O pesquisador aponta ainda que a vulnerabilidade socioeconômica acaba sendo um fator que deixa as mulheres negras mais expostas a este tipo de crime do que as demais. “Elas têm menos acesso ao mercado de trabalho e recebem salários menores, o que faz com que tenham uma maior dependência em relação a parceiros”, afirma, em relação a crimes cometidos dentro do ambiente doméstico.
Nascimento, que também faz parte da equipe da pesquisa, afirma que os resultados confirmam o duplo risco para as vítimas. “São várias camadas de vulnerabilidades, alimentadas pelo racismo e pelo machismo”, opina. Para ele, a situação se repete em outros casos que envolvem violência de gênero.

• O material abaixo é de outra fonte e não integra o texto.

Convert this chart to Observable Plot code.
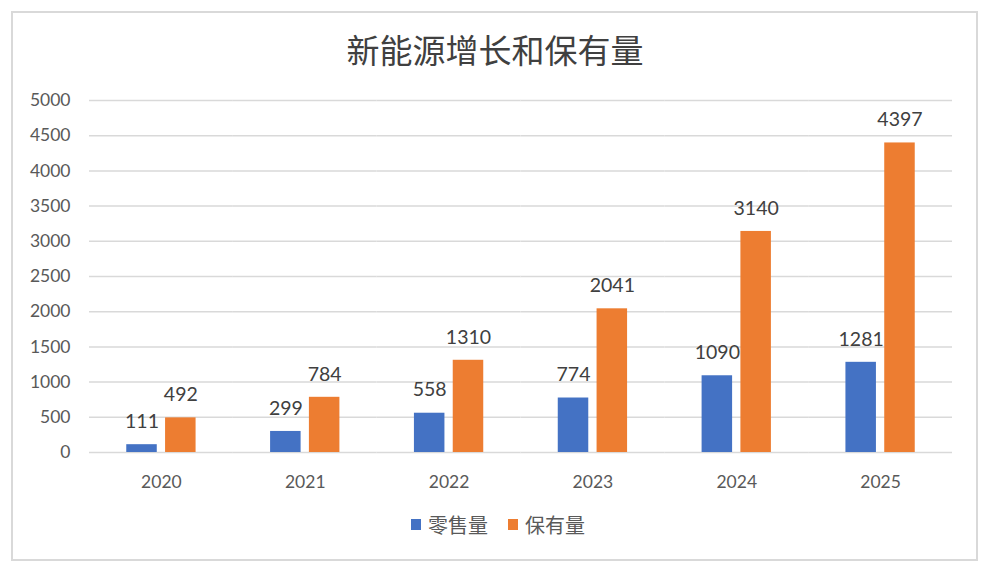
<!DOCTYPE html>
<html>
<head>
<meta charset="utf-8">
<script src="https://cdn.jsdelivr.net/npm/d3@7"></script>
<script src="https://cdn.jsdelivr.net/npm/@observablehq/plot@0.6"></script>
<style>
  html, body { margin: 0; padding: 0; background: #fff; }
  #page { position: relative; width: 985px; height: 573px; overflow: hidden; background: #fff; }
  #frame { position: absolute; left: 11px; top: 11px; width: 967px; height: 550px;
           box-sizing: border-box; border: 2px solid #d9d9d9; }
  #title { position: absolute; left: 0; top: 26px; width: 990px; text-align: center;
           font-family: "Noto Sans CJK SC", sans-serif; font-size: 33px; line-height: 46px;
           color: #404040; }
  #chart { position: absolute; left: 0; top: 80px; }
  .legend-item { position: absolute; top: 512px; height: 24px; display: flex; align-items: center;
                 font-family: "Noto Sans CJK SC", sans-serif; font-size: 20px; color: #595959; }
  .swatch { width: 10px; height: 11px; margin-right: 7px; }
</style>
</head>
<body>
<div id="page">
  <div id="frame"></div>
  <div id="title">新能源增长和保有量</div>
  <div id="chart"></div>
  <div class="legend-item" style="left:411px"><span class="swatch" style="background:#4472C4"></span>零售量</div>
  <div class="legend-item" style="left:508px"><span class="swatch" style="background:#ED7D31"></span>保有量</div>
</div>
<script>
// Years on the category axis
const years = ["2020", "2021", "2022", "2023", "2024", "2025"];
// Series names
const seriesNames = ["零售量", "保有量"];
// Retail volume per year
const retail = [111, 299, 558, 774, 1090, 1281];
// Fleet size per year
const stock = [492, 784, 1310, 2041, 3140, 4397];
// Value axis ticks
const yTicks = [0, 500, 1000, 1500, 2000, 2500, 3000, 3500, 4000, 4500, 5000];

const colors = ["#4472C4", "#ED7D31"];

const rows = [];
years.forEach((y, i) => {
  rows.push({year: y, series: seriesNames[0], value: retail[i]});
  rows.push({year: y, series: seriesNames[1], value: stock[i]});
});

const chart = Plot.plot({
  width: 985,
  height: 420,
  marginTop: 20,
  marginBottom: 48,
  marginLeft: 89,
  marginRight: 33,
  style: {fontFamily: "Lato, sans-serif", fontSize: "17.5px", color: "#595959", background: "transparent"},
  fx: {domain: years, padding: 0, round: false, axis: "bottom", tickSize: 0, tickPadding: 23, label: null},
  x: {domain: seriesNames, axis: null, round: false, paddingInner: 0.214, paddingOuter: 0.96},
  y: {domain: [0, 5000], ticks: yTicks, tickSize: 0, tickPadding: 19, label: null, tickFormat: d => String(d)},
  color: {domain: seriesNames, range: colors},
  marks: [
    Plot.gridY(yTicks, {stroke: "#d9d9d9", strokeOpacity: 1, strokeWidth: 1.5}),
    Plot.barY(rows, {fx: "year", x: "series", y: "value", fill: "series"}),
    Plot.text(rows, {fx: "year", x: "series", y: "value", text: d => String(d.value),
                     dy: -23, fill: "#404040", fontSize: 19.5, fontFamily: "Lato, sans-serif"})
  ]
});
document.getElementById("chart").appendChild(chart);
</script>
</body>
</html>
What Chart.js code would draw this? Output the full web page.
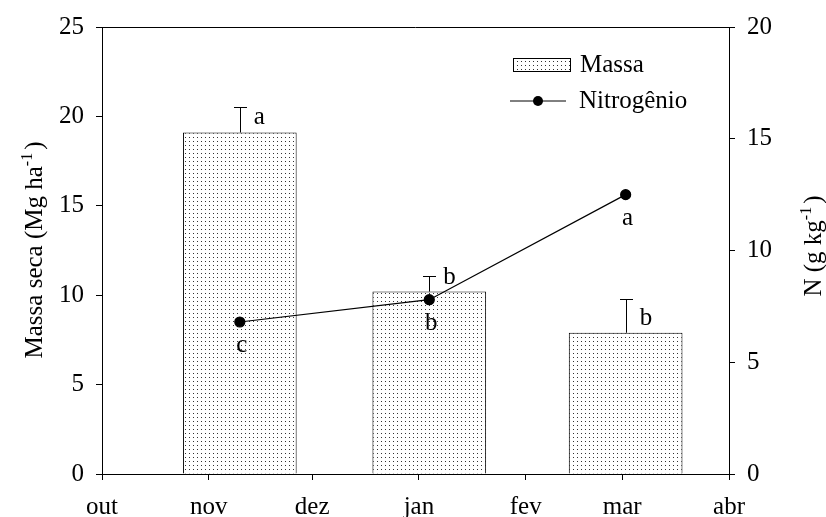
<!DOCTYPE html>
<html>
<head>
<meta charset="utf-8">
<script src="https://cdn.jsdelivr.net/npm/chart.js@4.4.1/dist/chart.umd.min.js"></script>
<style>
  html, body { margin: 0; padding: 0; background: #fff; }
  #wrap { width: 826px; height: 517px; }
</style>
</head>
<body>
<div id="wrap"><canvas id="chart"></canvas></div>
<script>
// x axis: days counted from the first month tick
const axisStart = '2006-10-01';
const monthStarts = ['2006-10-01', '2006-11-01', '2006-12-01', '2007-01-01', '2007-02-01', '2007-03-01', '2007-04-01'];
const monthLabels = ['out', 'nov', 'dez', 'jan', 'fev', 'mar', 'abr'];
const sampleDates = ['2006-11-10', '2007-01-04', '2007-03-02'];

// Massa seca (Mg ha-1)
const massa = [19.1, 10.2, 7.9];
const massaErr = [1.4, 0.9, 1.9];
const massaLetters = ['a', 'b', 'b'];

// N (g kg-1)
const nitrogenio = [6.8, 7.8, 12.5];
const nitrogenioLetters = ['c', 'b', 'a'];

const massaTicks = [0, 5, 10, 15, 20, 25];
const nTicks = [0, 5, 10, 15, 20];

const FONT = '"Liberation Serif", "Times New Roman", serif';
const FONT_SIZE = 25;
const toDay = d => (Date.parse(d) - Date.parse(axisStart)) / 86400000;

// bars are ~33 days wide; chart.js sizes them from the shortest tick gap (28 days)
const BAR_DAYS = 33;

function dotPattern() {
    const c = document.createElement('canvas');
    c.width = 4;
    c.height = 4;
    const g = c.getContext('2d');
    g.fillStyle = '#fff';
    g.fillRect(0, 0, 4, 4);
    g.fillStyle = '#333';
    g.fillRect(1, 1, 1, 1);
    return g.createPattern(c, 'repeat');
}
const pattern = dotPattern();

function drawRotatedTitle(ctx, x, yCenter, main, sup, tail, size) {
    ctx.save();
    ctx.translate(x, yCenter);
    ctx.rotate(-Math.PI / 2);
    const f = size + 'px ' + FONT;
    const fs = Math.round(size * 0.62) + 'px ' + FONT;
    ctx.font = f;
    const w1 = ctx.measureText(main).width;
    const w3 = ctx.measureText(tail).width;
    ctx.font = fs;
    const w2 = ctx.measureText(sup).width + 3;
    let cx = -(w1 + w2 + w3) / 2;
    ctx.fillStyle = '#000';
    ctx.textAlign = 'left';
    ctx.textBaseline = 'alphabetic';
    ctx.font = f;
    ctx.fillText(main, cx, 0);
    cx += w1;
    ctx.font = fs;
    ctx.fillText(sup, cx, -size * 0.42);
    cx += w2;
    ctx.font = f;
    ctx.fillText(tail, cx, 0);
    ctx.restore();
}

// error bars on top of the bars
const errorBars = {
    id: 'errorBars',
    afterDatasetDraw(chart, args) {
        if (args.index !== 0) return;
        const { ctx, scales: { x, y } } = chart;
        ctx.save();
        ctx.strokeStyle = '#000';
        ctx.lineWidth = 1;
        massa.forEach((v, i) => {
            const px = Math.round(x.getPixelForValue(toDay(sampleDates[i]))) + 0.5;
            const top = y.getPixelForValue(v);
            const end = Math.round(y.getPixelForValue(v + massaErr[i])) + 0.5;
            ctx.beginPath();
            ctx.moveTo(px, top);
            ctx.lineTo(px, end);
            ctx.moveTo(px - 6.5, end);
            ctx.lineTo(px + 6.5, end);
            ctx.stroke();
        });
        ctx.restore();
    }
};

// frame top, letters, axis titles and legend
const decorations = {
    id: 'decorations',
    afterDraw(chart) {
        const { ctx, chartArea: a, scales: { x, y, y2 } } = chart;
        ctx.save();
        ctx.strokeStyle = '#000';
        ctx.lineWidth = 1;
        ctx.beginPath();
        ctx.moveTo(a.left, Math.round(a.top) + 0.5);
        ctx.lineTo(a.right, Math.round(a.top) + 0.5);
        ctx.stroke();

        ctx.fillStyle = '#000';
        ctx.font = FONT_SIZE + 'px ' + FONT;
        ctx.textBaseline = 'alphabetic';
        ctx.textAlign = 'left';
        massa.forEach((v, i) => {
            const px = x.getPixelForValue(toDay(sampleDates[i]));
            ctx.fillText(massaLetters[i], px + 14, y.getPixelForValue(v) - 8);
        });
        ctx.textAlign = 'center';
        nitrogenio.forEach((v, i) => {
            const px = x.getPixelForValue(toDay(sampleDates[i]));
            ctx.fillText(nitrogenioLetters[i], px + 2, y2.getPixelForValue(v) + 30);
        });

        drawRotatedTitle(ctx, 42, 250, 'Massa seca (Mg ha', '-1', ')', FONT_SIZE);
        drawRotatedTitle(ctx, 821, 246, 'N (g kg', '-1', ')', FONT_SIZE);

        // legend
        ctx.fillStyle = pattern;
        ctx.fillRect(513.5, 58.5, 57, 13);
        ctx.strokeRect(513.5, 58.5, 57, 13);
        ctx.beginPath();
        ctx.moveTo(510, 101);
        ctx.lineTo(566, 101);
        ctx.stroke();
        ctx.fillStyle = '#000';
        ctx.beginPath();
        ctx.arc(538, 101, 5, 0, Math.PI * 2);
        ctx.fill();
        ctx.textAlign = 'left';
        ctx.font = FONT_SIZE + 'px ' + FONT;
        ctx.fillText('Massa', 580, 72);
        ctx.fillText('Nitrogênio', 579, 108);
        ctx.restore();
    }
};

const axisGrid = { display: true, drawOnChartArea: false, drawTicks: true, tickLength: 6, color: '#000', lineWidth: 1, offset: false };
const axisBorder = { display: true, color: '#000', width: 1 };
const tickFont = { family: FONT, size: FONT_SIZE };

new Chart(document.getElementById('chart'), {
    type: 'bar',
    data: {
        datasets: [
            {
                label: 'Massa',
                data: sampleDates.map((d, i) => ({ x: toDay(d), y: massa[i] })),
                backgroundColor: pattern,
                borderColor: '#000',
                borderWidth: 1,
                categoryPercentage: 1,
                barPercentage: BAR_DAYS / 28,
                yAxisID: 'y',
                order: 1
            },
            {
                type: 'line',
                label: 'Nitrogênio',
                data: sampleDates.map((d, i) => ({ x: toDay(d), y: nitrogenio[i] })),
                borderColor: '#000',
                borderWidth: 1.2,
                pointRadius: 5,
                pointBackgroundColor: '#000',
                pointBorderColor: '#000',
                tension: 0,
                fill: false,
                yAxisID: 'y2',
                order: 0
            }
        ]
    },
    options: {
        responsive: true,
        maintainAspectRatio: false,
        animation: false,
        events: [],
        layout: { padding: { top: 23, left: 0, right: 0, bottom: 0 } },
        plugins: { legend: { display: false }, tooltip: { enabled: false } },
        scales: {
            x: {
                type: 'linear',
                min: toDay(monthStarts[0]),
                max: toDay(monthStarts[monthStarts.length - 1]),
                offset: false,
                grid: axisGrid,
                border: axisBorder,
                afterBuildTicks: scale => {
                    scale.ticks = monthStarts.map(d => ({ value: toDay(d) }));
                },
                afterFit: scale => { scale.height = 43; },
                ticks: {
                    autoSkip: false,
                    maxRotation: 0,
                    padding: 12,
                    color: '#000',
                    font: tickFont,
                    callback: (value, index) => monthLabels[index]
                }
            },
            y: {
                position: 'left',
                min: 0,
                max: 25,
                grid: axisGrid,
                border: axisBorder,
                afterBuildTicks: scale => {
                    scale.ticks = massaTicks.map(v => ({ value: v }));
                },
                afterFit: scale => { scale.width = 102; },
                ticks: { padding: 12, color: '#000', font: tickFont }
            },
            y2: {
                position: 'right',
                min: 0,
                max: 20,
                grid: axisGrid,
                border: axisBorder,
                afterBuildTicks: scale => {
                    scale.ticks = nTicks.map(v => ({ value: v }));
                },
                afterFit: scale => { scale.width = 97; },
                ticks: { padding: 12, color: '#000', font: tickFont }
            }
        }
    },
    plugins: [errorBars, decorations]
});
</script>
</body>
</html>
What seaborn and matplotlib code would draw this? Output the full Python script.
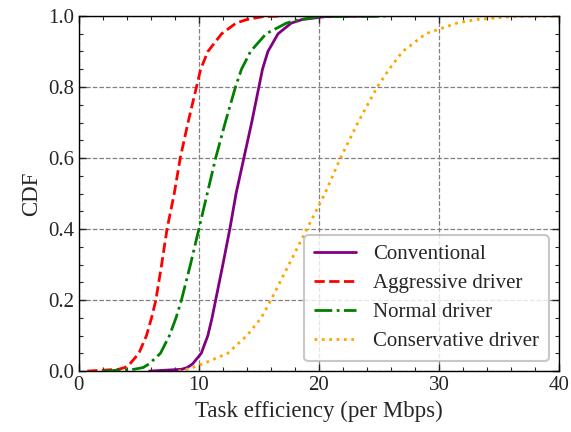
import numpy as np
import pandas as pd
import matplotlib
matplotlib.use('Agg')
import matplotlib.pyplot as plt
from matplotlib.ticker import MultipleLocator
import seaborn as sns

# CDF levels and the x values where each curve reaches them
cdf_levels = [0.0, 0.005, 0.01, 0.02, 0.05, 0.1, 0.15, 0.2, 0.3, 0.4, 0.5,
              0.6, 0.7, 0.8, 0.85, 0.9, 0.95, 0.98, 0.99, 0.998, 1.0]

conv_x = [5.9, 8.56, 9.03, 9.47, 10.2, 10.75, 11.1, 11.4, 12.0, 12.58, 13.1,
          13.75, 14.4, 15.0, 15.3, 15.75, 16.6, 17.7, 18.6, 20.5, 25.0]
aggr_x = [0.7, 3.3, 3.83, 4.25, 5.0, 5.64, 6.06, 6.42, 6.9, 7.35, 7.95,
          8.45, 9.1, 9.8, 10.15, 10.75, 11.9, 13.1, 14.0, 15.3, 17.0]
norm_x = [2.0, 4.6, 5.36, 5.85, 6.8, 7.55, 8.1, 8.55, 9.3, 10.0, 10.7,
          11.4, 12.2, 13.05, 13.55, 14.3, 15.6, 17.3, 18.4, 20.0, 26.0]
cons_x = [8.3, 9.0, 9.5, 10.3, 12.4, 14.0, 15.2, 16.0, 17.5, 19.0, 20.5,
          21.8, 23.25, 24.86, 25.85, 26.97, 28.9, 31.5, 33.1, 36.0, 40.0]

series = ['Conventional', 'Aggressive driver', 'Normal driver', 'Conservative driver']
colors = ['purple', 'red', 'green', 'orange']
styles = ['-', '--', '-.', ':']

df = pd.DataFrame({
    'x': conv_x + aggr_x + norm_x + cons_x,
    'cdf': cdf_levels * 4,
    'series': np.repeat(series, len(cdf_levels)),
})

sns.set_style('ticks')
plt.rcParams['font.family'] = ['Liberation Serif', 'DejaVu Serif']

fig, ax = plt.subplots(figsize=(5.71, 4.32), dpi=100)
fig.subplots_adjust(left=0.138, right=0.979, top=0.963, bottom=0.141)

for name, c, ls in zip(series, colors, styles):
    sub = df[df['series'] == name]
    sns.lineplot(data=sub, x='x', y='cdf', color=c, linestyle=ls, linewidth=2,
                 label=name, ax=ax, estimator=None, sort=False)

ax.set_xlim(0, 40)
ax.set_ylim(0, 1)
ax.xaxis.set_major_locator(MultipleLocator(10))
ax.xaxis.set_minor_locator(MultipleLocator(2))
ax.yaxis.set_major_locator(MultipleLocator(0.2))
ax.yaxis.set_minor_locator(MultipleLocator(0.05))
ax.tick_params(which='both', direction='in', top=True, right=True, labelsize=15)
ax.tick_params(which='major', length=5, width=1)
ax.tick_params(which='minor', length=3, width=0.8)
for s in ax.spines.values():
    s.set_linewidth(1)
    s.set_color('black')
ax.grid(True, which='major', linestyle='--', color='gray', linewidth=0.9)

ax.set_xlabel('Task efficiency (per Mbps)', fontsize=16.5)
ax.set_ylabel('CDF', fontsize=16.5)

leg = ax.legend(loc='lower right', fontsize=15, frameon=True, fancybox=True,
                borderpad=0.45, labelspacing=0.45, handlelength=2.0, handletextpad=0.85)
leg.get_frame().set_edgecolor('#bbbbbb')
leg.get_frame().set_linewidth(1.5)

fig.savefig('out.png', dpi=100)
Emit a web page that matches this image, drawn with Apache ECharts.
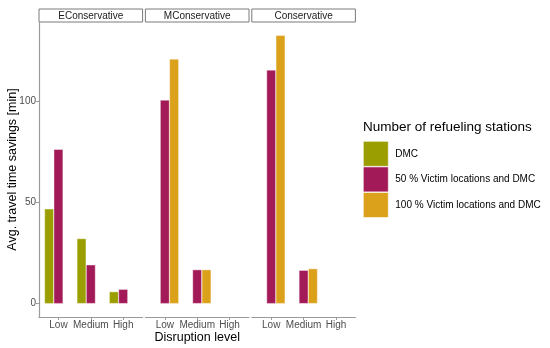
<!DOCTYPE html>
<html>
<head>
<meta charset="utf-8">
<script src="https://cdn.jsdelivr.net/npm/echarts@6/dist/echarts.min.js"></script>
<style>
html,body{margin:0;padding:0;background:#fff;}
#chart{width:550px;height:348px;}
</style>
</head>
<body>
<div id="chart"></div>
<script>
// ---- data ----
const categories = ['Low', 'Medium', 'High'];
const panelNames = ['EConservative', 'MConservative', 'Conservative'];
const seriesNames = ['DMC', '50 % Victim locations and DMC', '100 % Victim locations and DMC'];
const yTicks = [0, 50, 100];

const dmcE = [46.9, 32.2, 5.9];
const v50E = [76.4, 19.2, 7.1];
const v100E = [null, null, null];

const dmcM = [null, null, null];
const v50M = [100.8, 16.8, null];
const v100M = [121.1, 16.8, null];

const dmcC = [null, null, null];
const v50C = [115.7, 16.5, null];
const v100C = [132.8, 17.3, null];

const panelData = [[dmcE, v50E, v100E], [dmcM, v50M, v100M], [dmcC, v50C, v100C]];

// ---- style ----
const colors = ['#9b9e00', '#a31a58', '#dca11b'];
const FONT = 'Liberation Sans, Arial, sans-serif';
const yMin = -6.64, yMax = 139.44;
const panelLeft0 = 39, panelStep = 106.4, panelW = 103.6;
const plotTop = 22, plotH = 295;
const unit = panelW / 3.2;
const axisCol = '#9a9a9a';

const grid = [], xAxis = [], yAxis = [], series = [], graphic = [];

panelNames.forEach((pn, i) => {
  const L = panelLeft0 + i * panelStep;
  // frame grid (full panel, axis lines)
  grid.push({left: L, top: plotTop, width: panelW, height: plotH});
  // bar grid (category bands)
  grid.push({left: L + 0.1 * unit, top: plotTop, width: 3 * unit, height: plotH});
  const gA = 2 * i, gB = 2 * i + 1;

  xAxis.push({
    type: 'value', gridIndex: gA, min: 0, max: 1,
    axisLine: {show: true, onZero: false, lineStyle: {color: axisCol, width: 1.2}},
    axisTick: {show: false}, axisLabel: {show: false}, splitLine: {show: false}
  });
  xAxis.push({
    type: 'category', gridIndex: gB, data: categories,
    axisLine: {show: false, onZero: false},
    axisTick: {show: true, length: 3, alignWithLabel: true, lineStyle: {color: axisCol}},
    axisLabel: {color: '#4d4d4d', fontSize: 10, fontFamily: FONT, margin: 3, interval: 0, hideOverlap: false}
  });
  if (i === 0) {
    yAxis.push({
      type: 'value', gridIndex: gA, min: yMin, max: yMax,
      axisLine: {show: true, onZero: false, lineStyle: {color: axisCol, width: 1.2}},
      axisTick: {show: true, length: 3, customValues: yTicks, lineStyle: {color: axisCol}},
      axisLabel: {color: '#4d4d4d', fontSize: 10, fontFamily: FONT, margin: 3, customValues: yTicks},
      splitLine: {show: false}
    });
  } else {
    yAxis.push({type: 'value', gridIndex: gA, min: yMin, max: yMax, show: false, splitLine: {show: false}});
  }
  yAxis.push({type: 'value', gridIndex: gB, min: yMin, max: yMax, show: false, splitLine: {show: false}});

  seriesNames.forEach((sn, k) => {
    series.push({
      name: sn, type: 'bar', xAxisIndex: gB, yAxisIndex: gB,
      data: panelData[i][k],
      barGap: '0%', barCategoryGap: '14%',
      itemStyle: {color: colors[k], borderColor: '#ffffff', borderWidth: 0.4},
      emphasis: {disabled: true}
    });
  });

  // facet strip
  graphic.push({
    type: 'rect', shape: {x: L, y: 9, width: panelW, height: 13},
    style: {fill: '#ffffff', stroke: '#7a7a7a', lineWidth: 1}
  });
  graphic.push({
    type: 'text', x: L + panelW / 2, y: 15.8,
    style: {text: pn, fill: '#1a1a1a', font: '10px ' + FONT, align: 'center', verticalAlign: 'middle'}
  });
});

graphic.push({
  type: 'text', x: 13, y: plotTop + plotH / 2, rotation: Math.PI / 2,
  style: {text: 'Avg. travel time savings [min]', fill: '#000', font: '12.5px ' + FONT, align: 'center', verticalAlign: 'middle'}
});
graphic.push({
  type: 'text', x: panelLeft0 + (2 * panelStep + panelW) / 2, y: 338,
  style: {text: 'Disruption level', fill: '#000', font: '12.5px ' + FONT, align: 'center', verticalAlign: 'middle'}
});
graphic.push({
  type: 'text', x: 363, y: 127,
  style: {text: 'Number of refueling stations', fill: '#000', font: '13.5px ' + FONT, align: 'left', verticalAlign: 'middle'}
});

const chart = echarts.init(document.getElementById('chart'));
chart.setOption({
  animation: false,
  backgroundColor: '#ffffff',
  grid: grid, xAxis: xAxis, yAxis: yAxis, series: series, graphic: graphic,
  legend: {
    orient: 'vertical', left: 363, top: 141, padding: 0, itemGap: 0,
    itemWidth: 25, itemHeight: 25, icon: 'rect',
    data: seriesNames,
    itemStyle: {borderWidth: 0.6, borderColor: '#ffffff'},
    textStyle: {color: '#000', fontSize: 10, fontFamily: FONT, padding: [0, 0, 0, 2]},
    selectedMode: false
  }
});
</script>
</body>
</html>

Segundo o levantamento, negras correspondem 68,61% das mulheres assassinadas em 2021, ao mesmo tempo em que brancas foram 30,2%. A desproporção entre pretas e pardas e brancas é maior no Norte e no Nordeste. A taxa de homicídios caiu no período, mas a redução foi mais expressiva para a população branca.
Nos casos relatados de assédio sexual de mulheres, que cresceram de 3.354 em 2012 para 11.811 em 2021, o aumento também foi mais expressivo na população negra. Elas eram 51,28% das vítimas em 2012 e passaram a ser 58,93% das vítimas em 2021. A desigualdade foi maior no Norte e Nordeste.
Pesquisadora sênior do Fórum Brasileiro de Segurança Pública, Juliana Brandão afirma que os dados que apontam as diferenças raciais entre as vítimas são fundamentais para a criação de políticas públicas específicas. “O resultado mostra mais um dos reflexos do racismo. A negação da discriminação racial no país só agrava situações como esta”, diz.
Para ela, a situação é de sobreposição de diversas vulnerabilidades que envolvem gênero e raça. “Estamos silenciando um debate que é de como evitar que as crianças e adolescentes negras continuem sendo vítimas preferenciais deste tipo de crime e numa proporção cada vez maior”, afirma.